**Stated goal**
Retype, please, the listing from its opening line through the line that contains "var ellipseRy = [0.2106, 0.2116];", both included, without the pictures.

· · ·

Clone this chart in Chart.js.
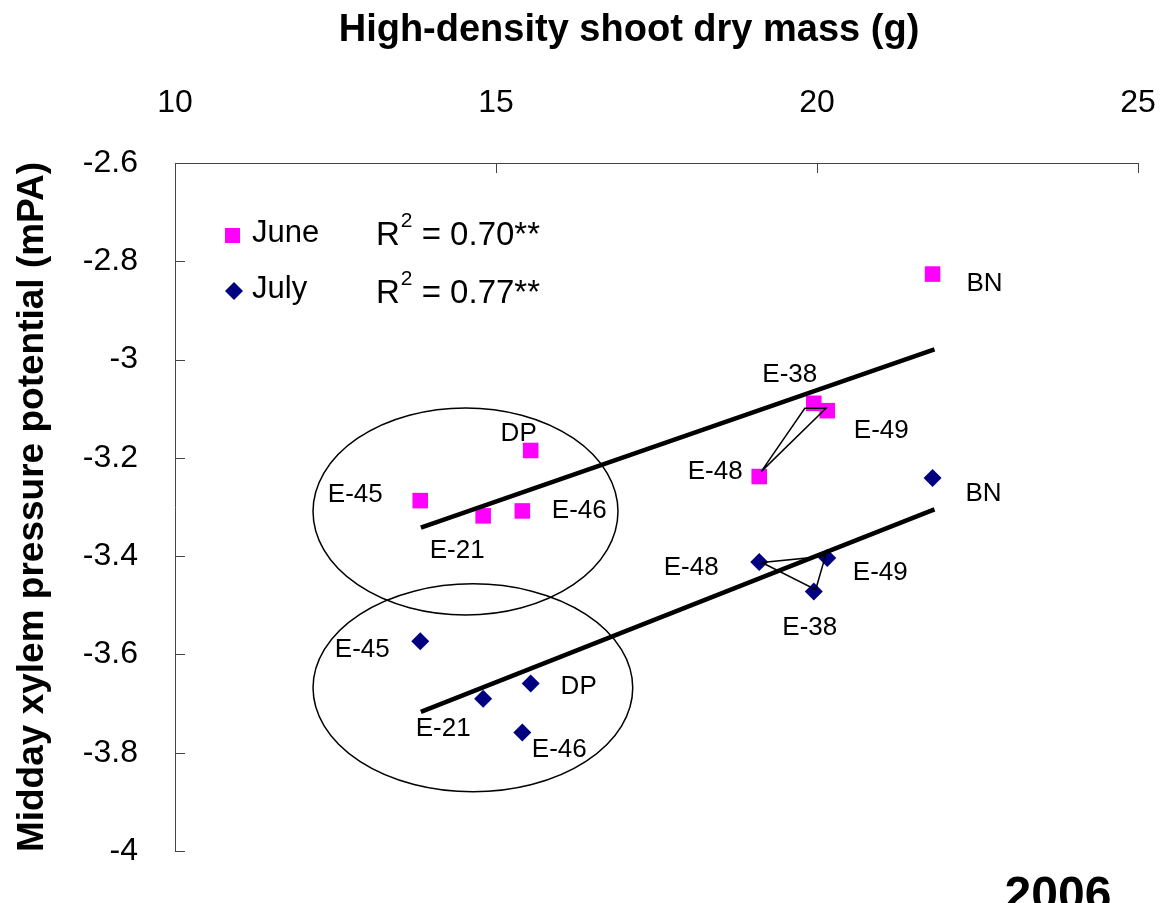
<!DOCTYPE html>
<html lang="en">
<head>
<meta charset="UTF-8">
<title>Xylem pressure vs shoot dry mass</title>
<script src="https://cdn.jsdelivr.net/npm/chart.js@4.4.0/dist/chart.umd.min.js"></script>
<style>
    body { margin: 0; background: #fff; }
    #box { width: 1163px; height: 903px; }
</style>
</head>
<body>
<div id="box"><canvas id="myChart" width="1163" height="903"></canvas></div>

<script type="text/javascript">
// genotypes, same order in every array below
var genotypes = ['BN', 'E-38', 'E-49', 'E-48', 'DP', 'E-45', 'E-21', 'E-46'];
var shootMass = [21.8, 19.95, 20.16, 19.1, 15.54, 13.82, 14.8, 15.41];
var junePotential = [-2.826, -3.089, -3.104, -3.238, -3.185, -3.287, -3.318, -3.308];
var julyPotential = [-3.241, -3.472, -3.404, -3.412, -3.659, -3.573, -3.690, -3.759];

// regression lines
var fitX = [13.83, 21.83];
var juneFitY = [-3.342, -2.979];
var julyFitY = [-3.717, -3.305];
var juneR2 = '0.70**';
var julyR2 = '0.77**';

// thin triangles joining E-48 / E-38 / E-49
var juneLinkX = [19.13, 19.81, 20.14, 19.13];
var juneLinkY = [-3.228, -3.099, -3.099, -3.228];
var julyLinkX = [19.14, 20.13, 19.98, 19.14];
var julyLinkY = [-3.413, -3.400, -3.468, -3.413];

// group ellipses (centre and radii in axis units)
var ellipseCx = [14.525, 14.64];
var ellipseCy = [-3.309, -3.668];
var ellipseRx = [2.375, 2.49];
var ellipseRy = [0.2106, 0.2116];

// axis ticks
var xTicks = [10, 15, 20, 25];
var yTicks = [-2.6, -2.8, -3, -3.2, -3.4, -3.6, -3.8, -4];

// label offsets in pixels from the marker
var juneLabelDx = [52, -24, 54, -44, -12, -65, -26, 57];
var juneLabelDy = [10, -28, 20, -5, -17, -6, 35, 0];
var julyLabelDx = [51, -4, 53, -68, 48, -58, -40, 37];
var julyLabelDy = [16, 36, 15, 6, 3, 9, 30, 17];

var FONT = "'Liberation Sans', Arial, sans-serif";
var JUNE_COLOR = '#FF00FF';
var JULY_COLOR = '#000080';

function pts(xs, ys) {
    var out = [];
    for (var i = 0; i < xs.length; i++) out.push({x: xs[i], y: ys[i]});
    return out;
}

// ellipses, tick marks, point labels, legend, top title
var decorations = {
    id: 'decorations',
    beforeDatasetsDraw: function(chart) {
        var ctx = chart.ctx, xs = chart.scales.x, ys = chart.scales.y;
        ctx.save();
        ctx.strokeStyle = '#000';
        ctx.lineWidth = 1.5;
        for (var i = 0; i < ellipseCx.length; i++) {
            var cx = xs.getPixelForValue(ellipseCx[i]);
            var cy = ys.getPixelForValue(ellipseCy[i]);
            var rx = xs.getPixelForValue(ellipseCx[i] + ellipseRx[i]) - cx;
            var ry = cy - ys.getPixelForValue(ellipseCy[i] + ellipseRy[i]);
            ctx.beginPath();
            ctx.ellipse(cx, cy, rx, ry, 0, 0, Math.PI * 2);
            ctx.stroke();
        }
        ctx.restore();
    },
    afterDatasetsDraw: function(chart) {
        var ctx = chart.ctx;
        ctx.save();
        ctx.fillStyle = '#000';
        ctx.font = '26px ' + FONT;
        ctx.textAlign = 'center';
        ctx.textBaseline = 'middle';
        var june = chart.getDatasetMeta(0).data;
        var july = chart.getDatasetMeta(1).data;
        for (var i = 0; i < genotypes.length; i++) {
            ctx.fillText(genotypes[i], june[i].x + juneLabelDx[i], june[i].y + juneLabelDy[i]);
            ctx.fillText(genotypes[i], july[i].x + julyLabelDx[i], july[i].y + julyLabelDy[i]);
        }
        ctx.restore();
    },
    afterDraw: function(chart) {
        var ctx = chart.ctx, xs = chart.scales.x, ys = chart.scales.y;
        var area = chart.chartArea;
        ctx.save();
        // inward tick marks
        ctx.strokeStyle = '#444';
        ctx.lineWidth = 1;
        ctx.beginPath();
        xTicks.forEach(function(v) {
            var px = Math.round(xs.getPixelForValue(v)) + 0.5;
            ctx.moveTo(px, area.top);
            ctx.lineTo(px, area.top + 10);
        });
        yTicks.forEach(function(v) {
            var py = Math.round(ys.getPixelForValue(v)) + 0.5;
            ctx.moveTo(area.left, py);
            ctx.lineTo(area.left + 10, py);
        });
        ctx.stroke();

        // top title
        ctx.fillStyle = '#000';
        ctx.font = 'bold 38px ' + FONT;
        ctx.textAlign = 'center';
        ctx.textBaseline = 'middle';
        ctx.fillText('High-density shoot dry mass (g)', 629, 31);

        // year
        ctx.font = 'bold 48px ' + FONT;
        ctx.textBaseline = 'alphabetic';
        ctx.fillText('2006', 1058, 910);

        // legend
        var lx = area.left, ly = area.top;
        ctx.fillStyle = JUNE_COLOR;
        ctx.fillRect(lx + 50, ly + 65, 15, 15);
        ctx.fillStyle = JULY_COLOR;
        ctx.beginPath();
        ctx.moveTo(lx + 59, ly + 119);
        ctx.lineTo(lx + 68, ly + 128);
        ctx.lineTo(lx + 59, ly + 137);
        ctx.lineTo(lx + 50, ly + 128);
        ctx.closePath();
        ctx.fill();

        ctx.fillStyle = '#000';
        ctx.textAlign = 'left';
        ctx.textBaseline = 'middle';
        ctx.font = '31px ' + FONT;
        ctx.fillText('June', lx + 77, ly + 70);
        ctx.fillText('July', lx + 77, ly + 126);

        var rows = [[juneR2, ly + 73], [julyR2, ly + 131]];
        rows.forEach(function(r) {
            var x = lx + 201;
            ctx.font = '33px ' + FONT;
            ctx.fillText('R', x, r[1]);
            x += ctx.measureText('R').width + 1;
            ctx.font = '21px ' + FONT;
            ctx.fillText('2', x, r[1] - 15);
            x += ctx.measureText('2').width;
            ctx.font = '33px ' + FONT;
            ctx.fillText(' = ' + r[0], x, r[1]);
        });
        ctx.restore();
    }
};

var data = {
    datasets: [
        {
            label: 'June',
            data: pts(shootMass, junePotential),
            backgroundColor: JUNE_COLOR,
            borderWidth: 0,
            pointStyle: 'rect',
            pointRadius: 11,
            order: 3
        },
        {
            label: 'July',
            data: pts(shootMass, julyPotential),
            backgroundColor: JULY_COLOR,
            borderWidth: 0,
            pointStyle: 'rectRot',
            pointRadius: 9,
            order: 3
        },
        {
            label: 'June fit',
            data: pts(fitX, juneFitY),
            showLine: true,
            borderColor: '#000',
            borderWidth: 4.5,
            pointRadius: 0,
            order: 2
        },
        {
            label: 'July fit',
            data: pts(fitX, julyFitY),
            showLine: true,
            borderColor: '#000',
            borderWidth: 4.5,
            pointRadius: 0,
            order: 2
        },
        {
            label: 'June link',
            data: pts(juneLinkX, juneLinkY),
            showLine: true,
            borderColor: '#000',
            borderWidth: 1.5,
            pointRadius: 0,
            order: 1
        },
        {
            label: 'July link',
            data: pts(julyLinkX, julyLinkY),
            showLine: true,
            borderColor: '#000',
            borderWidth: 1.5,
            pointRadius: 0,
            order: 1
        }
    ]
};

var config = {
    type: 'scatter',
    data: data,
    options: {
        responsive: false,
        animation: false,
        layout: { padding: { top: 0, left: 0, right: 25, bottom: 52 } },
        plugins: {
            legend: { display: false },
            tooltip: { enabled: false }
        },
        scales: {
            x: {
                type: 'linear',
                position: 'top',
                min: 10,
                max: 25,
                afterFit: function(scale) {
                    scale.height = 163;
                    scale.paddingLeft = 0;
                    scale.paddingRight = 0;
                },
                ticks: {
                    stepSize: 5,
                    color: '#000',
                    padding: 36,
                    font: { family: FONT, size: 32, lineHeight: 1 }
                },
                grid: { display: false },
                border: { display: true, color: '#444', width: 1 }
            },
            y: {
                type: 'linear',
                position: 'left',
                min: -4,
                max: -2.6,
                afterFit: function(scale) {
                    scale.width = 175;
                    scale.paddingTop = 0;
                    scale.paddingBottom = 0;
                },
                ticks: {
                    stepSize: 0.2,
                    color: '#000',
                    padding: 29,
                    font: { family: FONT, size: 32, lineHeight: 1 },
                    callback: function(v) { return String(Math.round(v * 10) / 10); }
                },
                title: {
                    display: true,
                    text: 'Midday xylem pressure potential (mPA)',
                    color: '#000',
                    padding: { top: 14, bottom: 0 },
                    font: { family: FONT, size: 37, weight: 'bold', lineHeight: 1 }
                },
                grid: { display: false },
                border: { display: true, color: '#444', width: 1 }
            }
        }
    },
    plugins: [decorations]
};

var myChart = new Chart(document.getElementById('myChart'), config);
</script>
</body>
</html>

· · ·

**Answer to the exercise**
Clone this chart in Chart.js.
<!DOCTYPE html>
<html lang="en">
<head>
<meta charset="UTF-8">
<title>Xylem pressure vs shoot dry mass</title>
<script src="https://cdn.jsdelivr.net/npm/chart.js@4.4.0/dist/chart.umd.min.js"></script>
<style>
    body { margin: 0; background: #fff; }
    #box { width: 1163px; height: 903px; }
</style>
</head>
<body>
<div id="box"><canvas id="myChart" width="1163" height="903"></canvas></div>

<script type="text/javascript">
// genotypes, same order in every array below
var genotypes = ['BN', 'E-38', 'E-49', 'E-48', 'DP', 'E-45', 'E-21', 'E-46'];
var shootMass = [21.8, 19.95, 20.16, 19.1, 15.54, 13.82, 14.8, 15.41];
var junePotential = [-2.826, -3.089, -3.104, -3.238, -3.185, -3.287, -3.318, -3.308];
var julyPotential = [-3.241, -3.472, -3.404, -3.412, -3.659, -3.573, -3.690, -3.759];

// regression lines
var fitX = [13.83, 21.83];
var juneFitY = [-3.342, -2.979];
var julyFitY = [-3.717, -3.305];
var juneR2 = '0.70**';
var julyR2 = '0.77**';

// thin triangles joining E-48 / E-38 / E-49
var juneLinkX = [19.13, 19.81, 20.14, 19.13];
var juneLinkY = [-3.228, -3.099, -3.099, -3.228];
var julyLinkX = [19.14, 20.13, 19.98, 19.14];
var julyLinkY = [-3.413, -3.400, -3.468, -3.413];

// group ellipses (centre and radii in axis units)
var ellipseCx = [14.525, 14.64];
var ellipseCy = [-3.309, -3.668];
var ellipseRx = [2.375, 2.49];
var ellipseRy = [0.2106, 0.2116];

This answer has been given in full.